At the very tail end of last summer, I was lucky enough to visit Pierre Koffman's 'pop-up' restaurant. From start to finish, the meal was superb, and the experience will live long in my memory. Last week, I received this through the post:
A menu from the night, signed by the great man himself! I was, and still am, ridiculously chuffed. Claire, his partner, had been as good as her word. She took a note of my name on the night and promised she'd get Pierre to sign a menu for me. Weeks and months passed. Nothing. I wasn't unduly disappointed - I still had the memories of one of my great dining experiences, and Koffmann is, after all, a tremendously busy man. How could I possibly be disappointed?
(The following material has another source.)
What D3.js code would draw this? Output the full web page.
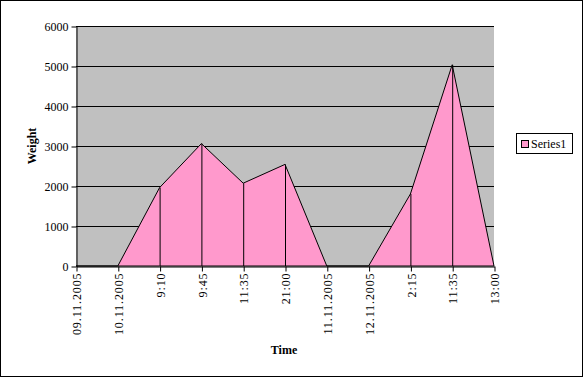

Now, though, that memory is forever signed and sealed. I'll be framing it and putting it somewhere that I can see it every day. The autograph thrills me, the cartoon amuses me, and the menu serves as inspiration and a reminder of a truly great meal and experience. I couldn't ask for more.
And that's what food is all about, isn't it? Fun, experiences, memories.
What will my next 100 posts bring? I have no idea. But I can guarantee you there's a lot more fun, experiences, and memories still to pass this way.